We spotted a woman with auburn-colored hair across the road in front of her house and she spotted us at the same time. We've learned that Southerners can't stand to see anybody lost. It's almost a personal affront and if you're lost, at least they don't want you to be friendless too.
"Can I ask you a question?" I yelled across the road as we walked toward each other. The answer was, of course, yes.
I explained our confusion and she started to give directions that included "catching a little itty bitty road down the way" and then she said, "It'll be easier just to drive you there," motioning to her Jeep and for a minute I thought she might drive us there and then give us her car.
"Follow me, it's only a mile."
A mile? If it wasn't three miles I am a white squirrel and 15 minutes later she led us to this itty bitty road that we would have never found. She had now gone 30 minutes out of her way.
"Do you drink wine?" I asked because we had six or so bottles in the car, packed because I didn't know if parts of the South were still dry or if they were as soused as the rest of the country.
"No, I don't,'' she said, with a North Carolina Blue Ridge twang that sounded like mountain music.
Maybe friendliness comes with people having a front porch. It seems like everybody in the South has one and front porches breed friendliness.
The most spectacular front porches were in Charleston, S.C., and if that wasn't enough they had side porches too. I've never seen so many; if a house was three stories high, they'd have three porches. Their porches had porches.
I also have never seen such a concentration of beautiful homes. I like Bakersfield, and we have some attractive houses and neighborhoods but Charleston makes Bakersfield look like a teardown. As Buck Owens used to say, in jest because he had more money than anybody, "If I had your money, I'd burn mine."
If you have a house in Charleston, your family could live there and you could see them when you wanted but when people wore out, they could retreat to their wing and you to yours and then you could reconvene next Thanksgiving.
Along with the porches and spectacular houses in Charleston, we noticed lots of "Hiring" signs in store, bar and restaurant windows. That was true everywhere we went. Everybody is looking for employees.
The reference to white squirrels wasn't exactly random based on our visit with Keith and Gena Hawk, our former neighbors who used to live on 21st and Pine and who now live in Brevard, N.C., just about as pretty a place as any we'd seen. Keith asked us if we'd seen a white squirrel yet.
White squirrel? Is that like seeing a Southern leprechaun or a smaller version of Bigfoot?
When I shook my head both to convey skepticism as well as "No, we haven't," Keith said, "And they're not albinos either."
If they existed, the idea of a white squirrel was more palatable than the masses of brown squirrels we have on the bike path that seem to have no natural predators outside of bike wheels.
I wondered what the punchline was and when he might let the greenhorn in on the joke.
A few minutes later a white squirrel ran across their front lawn and scampered up a poplar tree. We could use some of those along with Gena's home cooking, which we miss.

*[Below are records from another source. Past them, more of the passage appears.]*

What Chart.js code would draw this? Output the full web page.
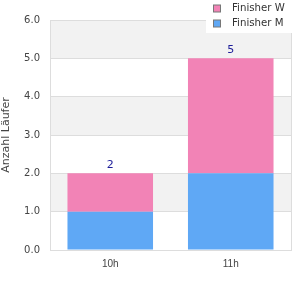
<!DOCTYPE html>
<html><head><meta charset="utf-8">
<script src="https://cdn.jsdelivr.net/npm/chart.js@4/dist/chart.umd.min.js"></script>
<style>html,body{margin:0;padding:0;background:#fff}#w{width:300px;height:300px}</style>
</head><body><div id="w"><canvas id="c" width="300" height="300"></canvas></div>
<script>
const categories = ["10h", "11h"];
const finisherM = [1, 2];
const finisherW = [1, 3];
const seriesNames = ["Finisher W", "Finisher M"];
const yTicks = [0, 1, 2, 3, 4, 5, 6];
const yTitle = "Anzahl Läufer";

const pink = "#f283b6", blue = "#5fa8f5";
const FONT = "DejaVu Sans";

const bands = {
  id: "bands",
  beforeDraw(chart) {
    const {ctx, chartArea: a, scales: {y}} = chart;
    ctx.save();
    for (let i = 0; i < yTicks.length - 1; i++) {
      if ((yTicks.length - 2 - i) % 2 === 0) {
        const t = y.getPixelForValue(yTicks[i + 1]), b = y.getPixelForValue(yTicks[i]);
        ctx.fillStyle = "#f2f2f2";
        ctx.fillRect(a.left, t, a.right - a.left, b - t);
      }
    }
    ctx.restore();
  },
  afterDraw(chart) {
    const {ctx, chartArea: a, scales: {x, y}} = chart;
    ctx.save();
    ctx.strokeStyle = "#dddddd"; ctx.lineWidth = 1;
    ctx.beginPath();
    ctx.moveTo(a.right + 0.5, a.top); ctx.lineTo(a.right + 0.5, a.bottom + 1);
    ctx.stroke();
    // totals
    ctx.fillStyle = "#1c1c99";
    ctx.font = "11px '" + FONT + "'";
    ctx.textAlign = "center"; ctx.textBaseline = "bottom";
    categories.forEach((c, i) => {
      const tot = finisherM[i] + finisherW[i];
      ctx.fillText(String(tot), x.getPixelForValue(i), y.getPixelForValue(tot) - 3);
    });
    // legend
    ctx.fillStyle = "#ffffff";
    ctx.fillRect(206, 0, 94, 33);
    const items = [[seriesNames[0], pink], [seriesNames[1], blue]];
    items.forEach((it, k) => {
      const cy = 8.5 + k * 15;
      ctx.fillStyle = it[1];
      ctx.fillRect(213.5, cy - 3.5, 7, 7);
      ctx.strokeStyle = "#777"; ctx.lineWidth = 1;
      ctx.strokeRect(213.5, cy - 3.5, 7, 7);
      ctx.fillStyle = "#333";
      ctx.textAlign = "left"; ctx.textBaseline = "middle";
      ctx.font = "10.2px '" + FONT + "'";
      ctx.fillText(it[0], 232, cy);
    });
    ctx.restore();
  }
};

new Chart(document.getElementById("c"), {
  type: "bar",
  data: {
    labels: categories,
    datasets: [
      {label: seriesNames[1], data: finisherM, backgroundColor: blue, stack: "s", barPercentage: 0.71, categoryPercentage: 1},
      {label: seriesNames[0], data: finisherW, backgroundColor: pink, stack: "s", barPercentage: 0.71, categoryPercentage: 1}
    ]
  },
  options: {
    responsive: false, animation: false,
    layout: {padding: {top: 20, right: 9, left: 0, bottom: 0}},
    plugins: {legend: {display: false}, tooltip: {enabled: false}},
    scales: {
      x: {
        stacked: true,
        grid: {display: false, drawTicks: false},
        border: {color: "#dddddd"},
        ticks: {color: "#444", font: {family: "Liberation Sans", size: 10}, padding: 8},
        afterFit(s) { s.height = 50; }
      },
      y: {
        stacked: true, min: 0, max: 6,
        grid: {color: "#dddddd", drawTicks: false},
        border: {color: "#dddddd"},
        ticks: {stepSize: 1, color: "#444", font: {family: FONT, size: 10}, padding: 10,
                callback: v => v.toFixed(1)},
        title: {display: true, text: yTitle, color: "#444", font: {family: FONT, size: 11}, padding: 0},
        afterFit(s) { s.width = 50; }
      }
    }
  },
  plugins: [bands]
});
</script></body></html>
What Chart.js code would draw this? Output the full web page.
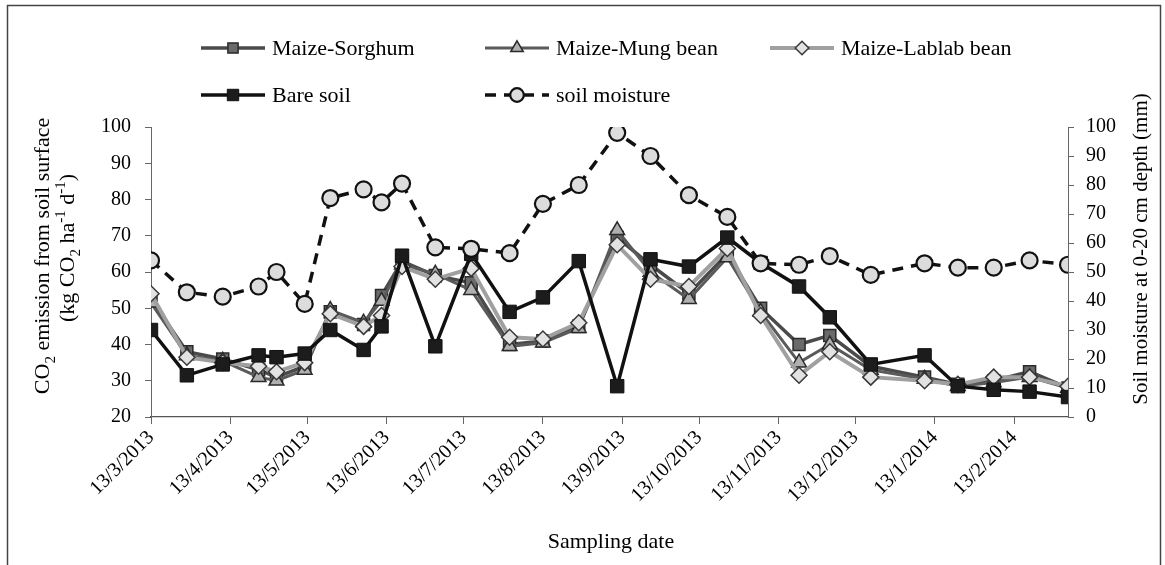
<!DOCTYPE html>
<html>
<head>
<meta charset="utf-8">
<script src="https://cdn.jsdelivr.net/npm/chart.js@4.4.1/dist/chart.umd.min.js"></script>
<style>
  html, body { margin: 0; padding: 0; background: #fff; }
  canvas { display: block; }
</style>
</head>
<body>
<canvas id="chart" width="1165" height="565"></canvas>
<script>
// Sampling dates (yyyy-mm-dd)
const sampleDates = ['2013-03-13','2013-03-27','2013-04-10','2013-04-24','2013-05-01','2013-05-12',
  '2013-05-22','2013-06-04','2013-06-11','2013-06-19','2013-07-02','2013-07-16','2013-07-31',
  '2013-08-13','2013-08-27','2013-09-11','2013-09-24','2013-10-09','2013-10-24','2013-11-06',
  '2013-11-21','2013-12-03','2013-12-19','2014-01-09','2014-01-22','2014-02-05','2014-02-19','2014-03-06'];

// CO2 emission (kg CO2 ha-1 d-1)
const maizeSorghum   = [52.5,38,36,33,31,34,49,45.5,53.5,63,59,57,40,41,45,69.5,62,54,65,50,40,42.5,34,31,29,30,32.5,28];
const maizeMungBean  = [51.5,37,35.5,31,30,33,49.5,46,52,62,59.5,55,39.5,40.5,44.5,71.5,60,52.5,64,49,35,40,33,30.5,28.5,29.5,31,28];
const maizeLablab    = [54,36.5,35,34,32.5,35,48.5,45,48,61.5,58,61,42,41.5,46,67.5,58,56,66.5,48,31.5,38,31,30,29,31,31,28.5];
const bareSoil       = [44,31.5,34.5,37,36.5,37.5,44,38.5,45,64.5,39.5,65,49,53,63,28.5,63.5,61.5,69.5,62.5,56,47.5,34.5,37,28.5,27.5,27,25.5];

// Soil moisture at 0-20 cm depth (mm)
const soilMoisture   = [54,43,41.5,45,50,39,75.5,78.5,74,80.5,58.5,58,56.5,73.5,80,98,90,76.5,69,53,52.5,55.5,49,53,51.5,51.5,54,52.5];

// Axis tick labels
const tickLabels = ['13/3/2013','13/4/2013','13/5/2013','13/6/2013','13/7/2013','13/8/2013',
  '13/9/2013','13/10/2013','13/11/2013','13/12/2013','13/1/2014','13/2/2014'];
const leftTicks  = [20,30,40,50,60,70,80,90,100];
const rightTicks = [0,10,20,30,40,50,60,70,80,90,100];

const FONT = '"Liberation Serif", "Times New Roman", serif';
const DAY = 86400000;
const t0 = Date.UTC(2013, 2, 13);
const isoDay = s => { const [y, m, d] = s.split('-').map(Number); return (Date.UTC(y, m - 1, d) - t0) / DAY; };
const dmyDay = s => { const [d, m, y] = s.split('/').map(Number); return (Date.UTC(y, m - 1, d) - t0) / DAY; };
const xDays = sampleDates.map(isoDay);
const tickDays = tickLabels.map(dmyDay);
const pts = arr => arr.map((v, i) => ({ x: xDays[i], y: v }));

const datasets = [
  { label: 'Maize-Sorghum', data: pts(maizeSorghum), yAxisID: 'y', order: 4,
    borderColor: '#4a4a4a', borderWidth: 3.5, pointStyle: 'rect', pointRadius: 8.5,
    pointBackgroundColor: '#6a6a6a', pointBorderColor: '#2a2a2a', pointBorderWidth: 1.5 },
  { label: 'Maize-Mung bean', data: pts(maizeMungBean), yAxisID: 'y', order: 3,
    borderColor: '#5a5a5a', borderWidth: 3, pointStyle: 'triangle', pointRadius: 8.5,
    pointBackgroundColor: '#b0b0b0', pointBorderColor: '#2a2a2a', pointBorderWidth: 1.5 },
  { label: 'Maize-Lablab bean', data: pts(maizeLablab), yAxisID: 'y', order: 2,
    borderColor: '#a0a0a0', borderWidth: 4, pointStyle: 'rectRot', pointRadius: 8,
    pointBackgroundColor: '#e2e2e2', pointBorderColor: '#383838', pointBorderWidth: 1.5 },
  { label: 'Bare soil', data: pts(bareSoil), yAxisID: 'y', order: 1,
    borderColor: '#111', borderWidth: 3.5, pointStyle: 'rect', pointRadius: 9.5,
    pointBackgroundColor: '#1c1c1c', pointBorderColor: '#111', pointBorderWidth: 1 },
  { label: 'soil moisture', data: pts(soilMoisture), yAxisID: 'y1', order: 0,
    borderColor: '#111', borderWidth: 3.5, borderDash: [11, 8], pointStyle: 'circle', pointRadius: 8,
    pointBackgroundColor: '#dcdcdc', pointBorderColor: '#111', pointBorderWidth: 2.2 }
];

// Legend slots: [dataset index, sample start x, y]
const legendSlots = [[0, 201, 48], [1, 485, 48], [2, 770, 48], [3, 201, 95], [4, 485, 95]];

function richText(ctx, segs, cx, cy, rot, size) {
  ctx.save();
  ctx.translate(cx, cy);
  ctx.rotate(rot);
  ctx.textAlign = 'left';
  ctx.textBaseline = 'alphabetic';
  ctx.fillStyle = '#000';
  const small = Math.round(size * 0.66);
  const fontOf = s => `${(s.sub || s.sup) ? small : size}px ${FONT}`;
  let total = 0;
  const widths = segs.map(s => { ctx.font = fontOf(s); const w = ctx.measureText(s.t).width; total += w; return w; });
  let x = -total / 2;
  const base = size * 0.33;
  segs.forEach((s, i) => {
    ctx.font = fontOf(s);
    const dy = s.sub ? size * 0.28 : s.sup ? -size * 0.42 : 0;
    ctx.fillText(s.t, x, base + dy);
    x += widths[i];
  });
  ctx.restore();
}

const decor = {
  id: 'decor',
  afterDraw(chart) {
    const ctx = chart.ctx;
    // frame
    ctx.save();
    ctx.strokeStyle = '#444';
    ctx.lineWidth = 1.5;
    ctx.strokeRect(7.5, 5.5, 1153, 575);
    ctx.restore();

    // legend
    legendSlots.forEach(([i, x0, y]) => {
      const ds = chart.data.datasets[i];
      ctx.save();
      ctx.strokeStyle = ds.borderColor;
      ctx.lineWidth = ds.borderWidth;
      ctx.setLineDash(ds.borderDash || []);
      ctx.beginPath();
      ctx.moveTo(x0, y);
      ctx.lineTo(x0 + 64, y);
      ctx.stroke();
      ctx.setLineDash([]);
      ctx.fillStyle = ds.pointBackgroundColor;
      ctx.strokeStyle = ds.pointBorderColor;
      ctx.lineWidth = ds.pointBorderWidth;
      Chart.helpers.drawPoint(ctx, { pointStyle: ds.pointStyle, radius: ds.pointRadius * 0.85,
        borderWidth: ds.pointBorderWidth, rotation: 0 }, x0 + 32, y);
      ctx.fillStyle = '#000';
      ctx.font = `22px ${FONT}`;
      ctx.textAlign = 'left';
      ctx.textBaseline = 'middle';
      ctx.fillText(ds.label, x0 + 71, y + 1);
      ctx.restore();
    });

    // axis titles
    richText(ctx, [{ t: 'CO' }, { t: '2', sub: true }, { t: ' emission from soil surface' }], 42, 256, -Math.PI / 2, 22);
    richText(ctx, [{ t: '(kg CO' }, { t: '2', sub: true }, { t: ' ha' }, { t: '-1', sup: true }, { t: ' d' }, { t: '-1', sup: true }, { t: ')' }], 67, 248, -Math.PI / 2, 22);
    richText(ctx, [{ t: 'Soil moisture at 0-20 cm depth (mm)' }], 1140, 249, -Math.PI / 2, 21);
    richText(ctx, [{ t: 'Sampling date' }], 611, 541, 0, 22);
  }
};

const tickFont = { family: FONT, size: 20 };

new Chart(document.getElementById('chart'), {
  type: 'line',
  data: { datasets },
  options: {
    responsive: false,
    devicePixelRatio: 1,
    animation: false,
    layout: { padding: { top: 127, left: 0, right: 0, bottom: 0 } },
    elements: { line: { tension: 0 } },
    plugins: { legend: { display: false }, tooltip: { enabled: false } },
    scales: {
      x: {
        type: 'linear', min: 0, max: xDays[xDays.length - 1],
        afterBuildTicks: s => { s.ticks = tickDays.map(v => ({ value: v })); },
        afterFit: s => { s.height = 148; s.paddingLeft = 0; s.paddingRight = 0; },
        ticks: { autoSkip: false, minRotation: 45, maxRotation: 45, color: '#000', font: tickFont, padding: 2,
          callback: (v, i) => tickLabels[i] },
        grid: { drawOnChartArea: false, drawTicks: true, tickLength: 7, color: '#666', lineWidth: 1 },
        border: { color: '#555', width: 1.2 }
      },
      y: {
        position: 'left', min: 20, max: 100,
        afterBuildTicks: s => { s.ticks = leftTicks.map(v => ({ value: v })); },
        afterFit: s => { s.width = 151; s.paddingTop = 0; s.paddingBottom = 0; },
        ticks: { color: '#000', font: tickFont, padding: 14 },
        grid: { drawOnChartArea: false, drawTicks: true, tickLength: 6, color: '#666' },
        border: { color: '#666', width: 1 }
      },
      y1: {
        position: 'right', min: 0, max: 100,
        afterBuildTicks: s => { s.ticks = rightTicks.map(v => ({ value: v })); },
        afterFit: s => { s.width = 97; s.paddingTop = 0; s.paddingBottom = 0; },
        ticks: { color: '#000', font: tickFont, padding: 12 },
        grid: { drawOnChartArea: false, drawTicks: true, tickLength: 6, color: '#666' },
        border: { color: '#666', width: 1 }
      }
    }
  },
  plugins: [decor]
});
</script>
</body>
</html>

Her cooking and their graciousness. Keith's Southern, from Brevard, and she might as well be. The night we were there they took us to an Argentinian asado barbecue at friends who live on the French Broad River. These people can hardly get together without music.
James and Tricia Johnson and Rob and Beth Mangum played the mandolin, guitar, stand-up bass and a fiddle. They had plenty of good bluegrass in their repertoire but they played "Streets of Bakersfield" and "Mama Tried," because they wanted to welcome us. Make us feel comfortable. It was hard not to be.